Descriptive statistics — Summarize data distributions with mean, median, standard deviation, and quartiles.
Hypothesis testing — Parametric tests (t-test, Pearson) and non-parametric tests (Mann-Whitney, Spearman) with multiple testing correction (Bonferroni, Benjamini-Hochberg).
Survival analysis — Kaplan-Meier curves and log-rank tests for clinical and time-to-event data.
Population genetics and ecology — Wright-Fisher drift simulation, Tajima’s D, Shannon and Simpson diversity indices, and F-statistics.

Key Concepts

Multiple Testing Correction

When testing thousands of genes for differential expression, the family-wise error rate explodes. Bonferroni controls the probability of any false positive (strict); Benjamini-Hochberg controls the false discovery rate (less strict, more powerful). Both accept a vector of p-values and return adjusted p-values.

Kaplan-Meier Estimation

The Kaplan-Meier estimator produces a step-function survival curve from censored data.
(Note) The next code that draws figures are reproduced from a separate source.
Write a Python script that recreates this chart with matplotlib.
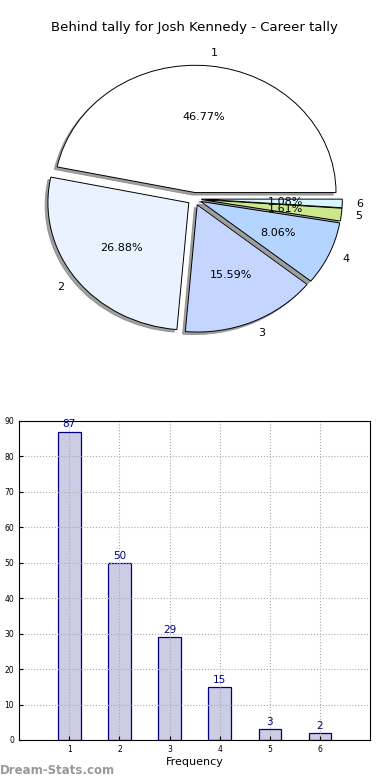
import matplotlib.pyplot as plt

labels = ['1', '2', '3', '4', '5', '6']
counts = [87, 50, 29, 15, 3, 2]
pie_colors = ['#ffffff', '#eaf1ff', '#c4d6ff', '#b3d5ff', '#cbe88e', '#d6f7ff']
bar_x = [1, 2, 3, 4, 5, 6]

fig = plt.figure(figsize=(3.9, 7.8), dpi=100)

# pie on top
ax1 = fig.add_axes([0.047, 0.541, 0.903, 0.408])
wedges, texts, autotexts = ax1.pie(counts, labels=labels, colors=pie_colors,
                                   explode=[0.05]*6, autopct='%.2f%%',
                                   shadow=dict(ox=-0.014, oy=-0.014, facecolor='#888888',
                                               edgecolor='#888888', alpha=0.8),
                                   startangle=0, wedgeprops=dict(edgecolor='black', linewidth=0.7),
                                   textprops=dict(fontsize=8))
ax1.set_aspect('auto')
ax1.set_xlim(-1.25, 1.25)
ax1.set_ylim(-1.25, 1.25)
ax1.set_title('Behind tally for Josh Kennedy - Career tally', fontsize=9.5, pad=6)

# bars underneath
ax2 = fig.add_axes([0.049, 0.0513, 0.9, 0.409])
ax2.bar(bar_x, counts, width=0.45, color='#ccccE5', edgecolor='navy', linewidth=0.9)
for x, c in zip(bar_x, counts):
    ax2.text(x, c + 0.6, str(c), ha='center', va='bottom', color='navy', fontsize=7.5)
ax2.set_xlim(0, 7)
ax2.set_ylim(0, 90)
ax2.set_xticks(bar_x)
ax2.set_yticks(range(0, 91, 10))
ax2.tick_params(direction='in', labelsize=5.5, length=3)
ax2.grid(True, linestyle=':', color='#aaaaaa', linewidth=0.8)
ax2.set_xlabel('Frequency', fontsize=8, labelpad=2)

fig.text(0.0, 0.004, 'Dream-Stats.com', color='#999999', fontsize=8.5, fontweight='bold',
         ha='left', va='bottom')

fig.savefig('out.png', dpi=100)
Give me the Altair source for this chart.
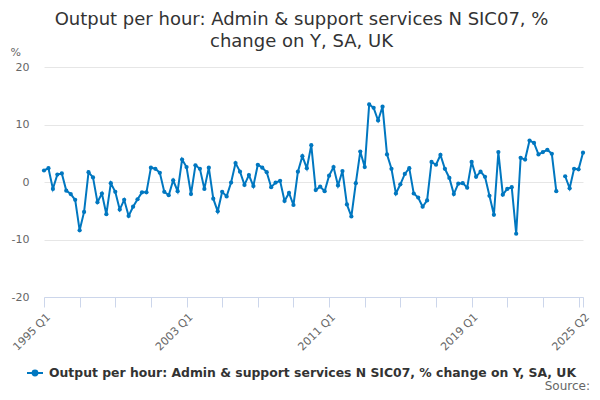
import altair as alt
import pandas as pd

# ---- data ----
start_year = 1995
n_quarters = 122
quarters = [f"{start_year + i // 4} Q{i % 4 + 1}" for i in range(n_quarters)]

values = [
    2.0, 2.4, -1.2, 1.3, 1.5, -1.5, -2.1, -3.1,
    -8.4, -5.2, 1.7, 0.8, -3.5, -2.0, -5.6, -0.2,
    -1.7, -4.8, -3.1, -5.9, -4.3, -3.0, -1.8, -1.8,
    2.5, 2.3, 1.6, -1.7, -2.3, 0.3, -1.6, 3.9,
    2.6, -2.1, 2.9, 2.3, -1.2, 2.5, -2.9, -5.1,
    -1.7, -2.5, -0.1, 3.3, 1.8, -0.5, 1.2, -0.7,
    3.0, 2.5, 1.7, -0.9, -0.1, 0.2, -3.3, -1.9,
    -4.0, 1.8, 4.5, 2.4, 6.4, -1.4, -0.8, -1.6,
    1.1, 2.6, -0.6, 1.9, -3.9, -6.0, -0.2, 5.3,
    2.6, 13.5, 12.9, 10.7, 13.1, 4.8, 2.3, -2.0,
    -0.4, 1.4, 2.4, -2.0, -2.7, -4.3, -3.2, 3.5,
    3.0, 4.7, 2.3, 0.7, -2.1, -0.3, -0.2, -1.0,
    3.5, 0.9, 1.8, 0.9, -2.4, -5.7, 5.2, -2.2,
    -1.2, -0.9, -9.0, 4.2, 3.9, 7.2, 6.8, 4.8,
    5.2, 5.6, 4.9, -1.6, None, 1.0, -1.1, 2.3,
    2.2, 5.1,
]

tick_labels = ["1995 Q1", "2003 Q1", "2011 Q1", "2019 Q1", "2025 Q2"]
series_name = "Output per hour: Admin & support services N SIC07, % change on Y, SA, UK"
title_lines = ["Output per hour: Admin & support services N SIC07, %", "change on Y, SA, UK"]
y_ticks = [-20, -10, 0, 10, 20]
source_text = ["Source:"]

df = pd.DataFrame({
    "idx": list(range(n_quarters)),
    "quarter": quarters,
    "value": values,
    "series": [series_name] * n_quarters,
})
src_df = pd.DataFrame({"label": source_text})

tick_values = list(range(0, n_quarters, 8)) + [n_quarters - 1]
expr = "''"
for v in tick_values:
    if quarters[v] in tick_labels:
        expr = f"datum.value == {v} ? '{quarters[v]}' : ({expr})"

FONT = "DejaVu Sans"
COLOR = "#0077c0"
W, H = 539, 230

chart = alt.Chart(df).mark_line(
    strokeWidth=2,
    point=alt.OverlayMarkDef(filled=True, size=18),
).encode(
    x=alt.X(
        "idx:Q",
        scale=alt.Scale(domain=[0, n_quarters - 1], nice=False, zero=False),
        axis=alt.Axis(
            values=tick_values,
            labelExpr=expr,
            labelAngle=-45,
            labelAlign="right",
            labelBaseline="top",
            labelOverlap=False,
            labelPadding=4,
            labelFontSize=11,
            labelColor="#666666",
            labelFont=FONT,
            grid=False,
            domainColor="#ccd6eb",
            tickColor="#ccd6eb",
            tickSize=10,
            title=None,
        ),
    ),
    y=alt.Y(
        "value:Q",
        scale=alt.Scale(domain=[-20, 20], nice=False),
        axis=alt.Axis(
            values=y_ticks,
            labelExpr="'' + datum.value",
            domain=False,
            ticks=False,
            gridColor="#e6e6e6",
            labelFontSize=11,
            labelColor="#666666",
            labelFont=FONT,
            labelPadding=15,
            title="%",
            titleAngle=0,
            titleAlign="left",
            titleBaseline="bottom",
            titleX=-34,
            titleY=-10,
            titleFontSize=11,
            titleFontWeight="normal",
            titleColor="#666666",
            titleFont=FONT,
        ),
    ),
    color=alt.Color(
        "series:N",
        scale=alt.Scale(range=[COLOR]),
        legend=alt.Legend(
            title=None,
            orient="none",
            legendX=-18,
            legendY=297,
            symbolType="M-1,0H1M0.3,0A0.3,0.3 0 1 1 -0.3,0A0.3,0.3 0 1 1 0.3,0",
            symbolSize=256,
            symbolStrokeWidth=2,
            symbolFillColor=COLOR,
            symbolStrokeColor=COLOR,
            labelFont=FONT,
            labelFontSize=12.4,
            labelFontWeight="bold",
            labelColor="#333333",
            labelLimit=0,
            labelOffset=5,
            padding=0,
        ),
    ),
)

source = alt.Chart(src_df).mark_text(
    align="right", baseline="alphabetic", font=FONT, fontSize=12, color="#666666"
).encode(text="label:N", x=alt.value(W + 7), y=alt.value(H + 93))

final = alt.layer(chart, source).properties(
    width=W,
    height=H,
    title=alt.TitleParams(
        text=title_lines,
        font=FONT,
        fontSize=18,
        fontWeight="normal",
        color="#333333",
        anchor="middle",
        lineHeight=22,
        offset=-5,
        dx=-12,
    ),
    padding={"left": 36, "top": 59, "right": 9, "bottom": 95},
    autosize=alt.AutoSizeParams(type="none"),
).configure_view(stroke=None)

final.save("out.html", embed_options={"renderer": "svg", "actions": False})
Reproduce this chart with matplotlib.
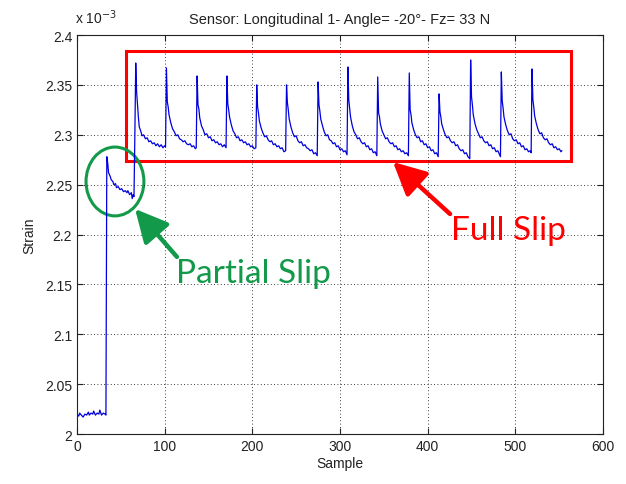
import matplotlib
matplotlib.use('Agg')
import matplotlib.pyplot as plt
from matplotlib.patches import Rectangle, Ellipse
from matplotlib.ticker import FormatStrFormatter

# strain readings (x 10^-3), one vertex per listed sample
samples = [0, 2, 3, 5, 7, 9, 11, 13, 14, 16, 18, 19, 21, 23, 25, 26, 28, 30, 32, 33,
           34, 35, 36, 38, 39, 41, 42, 44, 45, 47, 49, 51, 53, 55, 57, 58, 60, 62, 63, 64, 65,
           66, 67, 68, 69, 70, 71, 73, 74, 76, 78, 80, 82, 84, 86, 88, 90, 92, 94, 96, 98, 100, 101,
           102, 103, 104, 105, 107, 109, 111, 113, 115, 117, 119, 121, 123, 125, 127, 129, 131, 133, 135, 136,
           137, 138, 139, 140, 142, 144, 146, 148, 150, 152, 154, 156, 158, 160, 162, 164, 166, 168, 170,
           171, 172, 173, 174, 176, 178, 180, 182, 184, 186, 188, 190, 192, 194, 196, 198, 200, 202, 204,
           205, 206, 207, 208, 210, 212, 214, 216, 218, 220, 222, 224, 226, 228, 230, 232, 234, 236, 238,
           239, 240, 241, 242, 244, 246, 248, 250, 252, 254, 256, 258, 260, 262, 264, 266, 268, 270, 272, 274,
           275, 276, 277, 278, 280, 282, 284, 286, 288, 290, 292, 294, 296, 298, 300, 302, 304, 306, 308,
           309, 310, 311, 312, 314, 316, 318, 320, 322, 324, 326, 328, 330, 332, 334, 336, 338, 340, 342,
           343, 344, 345, 346, 348, 350, 352, 354, 356, 358, 360, 362, 364, 366, 368, 370, 372, 374, 376, 378,
           379, 380, 381, 382, 384, 386, 388, 390, 392, 394, 396, 398, 400, 402, 404, 406, 408, 410, 412,
           413, 414, 415, 416, 418, 420, 422, 424, 426, 428, 430, 432, 434, 436, 438, 440, 442, 444, 446, 448,
           449, 450, 451, 452, 454, 456, 458, 460, 462, 464, 466, 468, 470, 472, 474, 476, 478, 480, 482, 483,
           484, 485, 486, 487, 489, 491, 493, 495, 497, 499, 501, 503, 505, 507, 509, 511, 513, 515, 517, 518,
           519, 520, 521, 522, 524, 526, 528, 530, 532, 534, 536, 538, 540, 542, 544, 546, 548, 550, 552, 553]

strain = [2.020, 2.018, 2.021, 2.019, 2.017, 2.020, 2.019, 2.022, 2.019, 2.021, 2.020, 2.023, 2.019, 2.021, 2.020, 2.024, 2.019, 2.021, 2.020, 2.019,
          2.278, 2.272, 2.262, 2.258, 2.255, 2.253, 2.250, 2.251, 2.247, 2.248, 2.245, 2.246, 2.243, 2.244, 2.242, 2.244, 2.240, 2.242, 2.236, 2.240, 2.238,
          2.300, 2.372, 2.343, 2.330, 2.318, 2.308, 2.303, 2.299, 2.300, 2.296, 2.297, 2.293, 2.294, 2.291, 2.292, 2.289, 2.291, 2.288, 2.290, 2.287, 2.289, 2.288,
          2.367, 2.333, 2.328, 2.320, 2.312, 2.306, 2.303, 2.299, 2.300, 2.296, 2.295, 2.293, 2.294, 2.291, 2.290, 2.291, 2.288, 2.289, 2.286, 2.287,
          2.359, 2.330, 2.326, 2.317, 2.309, 2.305, 2.300, 2.301, 2.297, 2.298, 2.294, 2.295, 2.292, 2.293, 2.290, 2.291, 2.288, 2.290, 2.287,
          2.359, 2.331, 2.325, 2.318, 2.310, 2.304, 2.301, 2.297, 2.298, 2.294, 2.295, 2.292, 2.293, 2.290, 2.291, 2.288, 2.289, 2.286, 2.287,
          2.350, 2.328, 2.322, 2.314, 2.307, 2.302, 2.298, 2.299, 2.295, 2.293, 2.294, 2.290, 2.291, 2.288, 2.289, 2.286, 2.287, 2.283, 2.284,
          2.350, 2.332, 2.325, 2.316, 2.308, 2.302, 2.298, 2.299, 2.294, 2.292, 2.293, 2.289, 2.290, 2.287, 2.286, 2.284, 2.285, 2.281, 2.282, 2.279,
          2.353, 2.330, 2.324, 2.316, 2.309, 2.303, 2.299, 2.300, 2.295, 2.294, 2.291, 2.292, 2.288, 2.289, 2.285, 2.286, 2.283, 2.284, 2.280,
          2.368, 2.335, 2.327, 2.318, 2.309, 2.303, 2.300, 2.296, 2.297, 2.293, 2.291, 2.292, 2.288, 2.289, 2.285, 2.286, 2.282, 2.283, 2.279,
          2.358, 2.322, 2.318, 2.311, 2.304, 2.300, 2.296, 2.297, 2.293, 2.291, 2.292, 2.288, 2.289, 2.285, 2.286, 2.283, 2.284, 2.281, 2.282, 2.279,
          2.362, 2.325, 2.320, 2.312, 2.305, 2.300, 2.297, 2.298, 2.293, 2.294, 2.290, 2.291, 2.287, 2.288, 2.284, 2.285, 2.281, 2.282, 2.278,
          2.341, 2.323, 2.318, 2.311, 2.305, 2.300, 2.297, 2.298, 2.294, 2.292, 2.293, 2.289, 2.290, 2.286, 2.284, 2.285, 2.281, 2.282, 2.278, 2.276,
          2.375, 2.338, 2.330, 2.320, 2.311, 2.305, 2.301, 2.297, 2.298, 2.294, 2.292, 2.293, 2.289, 2.290, 2.286, 2.287, 2.283, 2.284, 2.280, 2.278,
          2.363, 2.334, 2.327, 2.318, 2.310, 2.304, 2.300, 2.301, 2.296, 2.294, 2.295, 2.291, 2.292, 2.288, 2.289, 2.285, 2.286, 2.283, 2.284, 2.282,
          2.366, 2.335, 2.328, 2.319, 2.311, 2.305, 2.301, 2.302, 2.297, 2.295, 2.296, 2.292, 2.290, 2.291, 2.287, 2.288, 2.285, 2.286, 2.283, 2.284]

x_ticks = [0, 100, 200, 300, 400, 500, 600]
y_ticks = [2.0, 2.05, 2.1, 2.15, 2.2, 2.25, 2.3, 2.35, 2.4]

plt.rcParams['font.family'] = ['Liberation Sans', 'DejaVu Sans']

fig = plt.figure(figsize=(6.26, 4.85), dpi=100)
ax = fig.add_axes([0.123, 0.103, 0.8403, 0.8227])

ax.plot(samples, strain, color='#0000dd', lw=0.9)

ax.set_xlim(0, 600)
ax.set_ylim(2.0, 2.4)
ax.set_xticks(x_ticks)
ax.set_yticks(y_ticks)
ax.yaxis.set_major_formatter(FormatStrFormatter('%g'))
ax.tick_params(direction='in', top=True, right=True, length=4, labelsize=10, colors='#222222')
ax.grid(True, linestyle=(0, (1, 3)), color='black', lw=0.6)
for s in ax.spines.values():
    s.set_color('#222222')

ax.set_title('Sensor: Longitudinal 1- Angle= -20°- Fz= 33 N', fontsize=10.5, color='#222222', pad=9)
ax.set_xlabel('Sample', fontsize=10, color='#222222', labelpad=2)
ax.set_ylabel('Strain', fontsize=10, color='#222222', labelpad=6)
ax.text(-0.004, 1.03, r'x 10$^{-3}$', transform=ax.transAxes, fontsize=10, color='#222222', ha='left', va='baseline')

# annotations drawn over the plot
ax.add_patch(Rectangle((55.5, 2.274), 508.5, 0.1097, fill=False, ec='#ff0000', lw=2.2, clip_on=False))
ax.add_patch(Ellipse((43.3, 2.2532), 66, 0.069, fill=False, ec='#12994a', lw=2.2, clip_on=False))
ax.annotate('', xy=(66.2, 2.2257), xytext=(114, 2.1776),
            arrowprops=dict(arrowstyle='-|>,head_width=0.5,head_length=1.0', lw=3.2, color='#12994a',
                            mutation_scale=20, shrinkA=0, shrinkB=0))
ax.annotate('', xy=(360.4, 2.2727), xytext=(425.5, 2.2206),
            arrowprops=dict(arrowstyle='-|>,head_width=0.5,head_length=1.0', lw=3.2, color='#ff0000',
                            mutation_scale=20, shrinkA=0, shrinkB=0))
ax.text(112.5, 2.1525, 'Partial Slip', fontsize=24, color='#12994a', family='Lato', va='baseline')
ax.text(426.5, 2.1956, 'Full Slip', fontsize=24, color='#ff0000', family='Lato', va='baseline')

fig.savefig('out.png', dpi=100)
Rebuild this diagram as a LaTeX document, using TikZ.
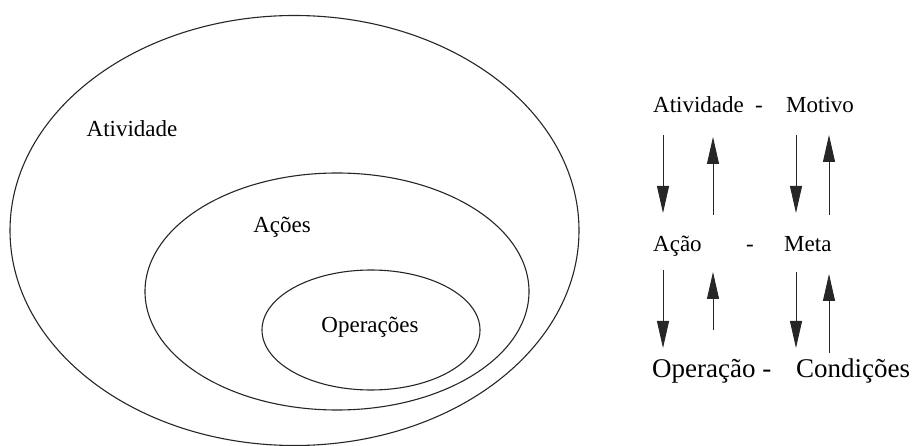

Each event (death, relapse) causes a step down; censored observations (patients lost to follow-up) are accounted for without introducing bias. The result includes survival probabilities and confidence intervals at each time point.

Tajima’s D

Tajima’s D compares two estimators of the population mutation rate: the number of segregating sites (S) and the average number of pairwise differences (π). Under neutrality they should be equal. Departures indicate selection, population expansion, or bottleneck.

Code Examples

Rust

use cyanea_stats::{describe, t_test, kaplan_meier};

let summary = describe(&data);
let test = t_test(&data, 0.0);
let km = kaplan_meier(&times, &status);

Python

import cyanea

summary = cyanea.describe([2.1, 3.4, 5.6, 1.2, 4.3])
km = cyanea.kaplan_meier(times=[1,2,3,4,5], status=[1,0,1,1,0])

JavaScript (WASM)

import { describe, t_test, kaplan_meier, benjamini_hochberg } from '/wasm/cyanea_wasm.js';

const summary = JSON.parse(describe(JSON.stringify([2.1, 3.4, 5.6, 1.2, 4.3])));
const km = JSON.parse(kaplan_meier(JSON.stringify(times), JSON.stringify(status)));

Use Cases

Differential expression — Test thousands of genes, correct with BH, filter by adjusted p-value.
Clinical trials — Estimate survival curves and compare treatment arms with log-rank tests.
Metagenomics — Compute Shannon diversity across samples to measure community richness.
Population genetics — Simulate drift with Wright-Fisher and test for selection with Tajima’s D.

API Surface

describe (data: JSON) -> JSON Descriptive statistics — mean, median, std, quartiles

pearson (x, y: JSON) -> JSON Pearson correlation coefficient and p-value

spearman (x, y: JSON) -> JSON Spearman rank correlation and p-value

t_test (data: JSON, mu: f64) -> JSON One-sample t-test against a hypothesized mean

mann_whitney_u (x, y: JSON) -> JSON Non-parametric Mann-Whitney U test

bonferroni (p: JSON) -> JSON Bonferroni multiple testing correction

benjamini_hochberg (p: JSON) -> JSON Benjamini-Hochberg FDR correction

kaplan_meier (times, status: JSON) -> JSON Kaplan-Meier survival curve estimation

wright_fisher (N, freq, gen, seed) -> JSON Wright-Fisher genetic drift simulation

shannon_index (counts: JSON) -> f64 Shannon diversity index

tajimas_d (S, n, pi) -> f64 Tajima's D test for neutrality

Depends on

cyanea-core

Depended on by

cyanea-ml cyanea-omics cyanea-wasm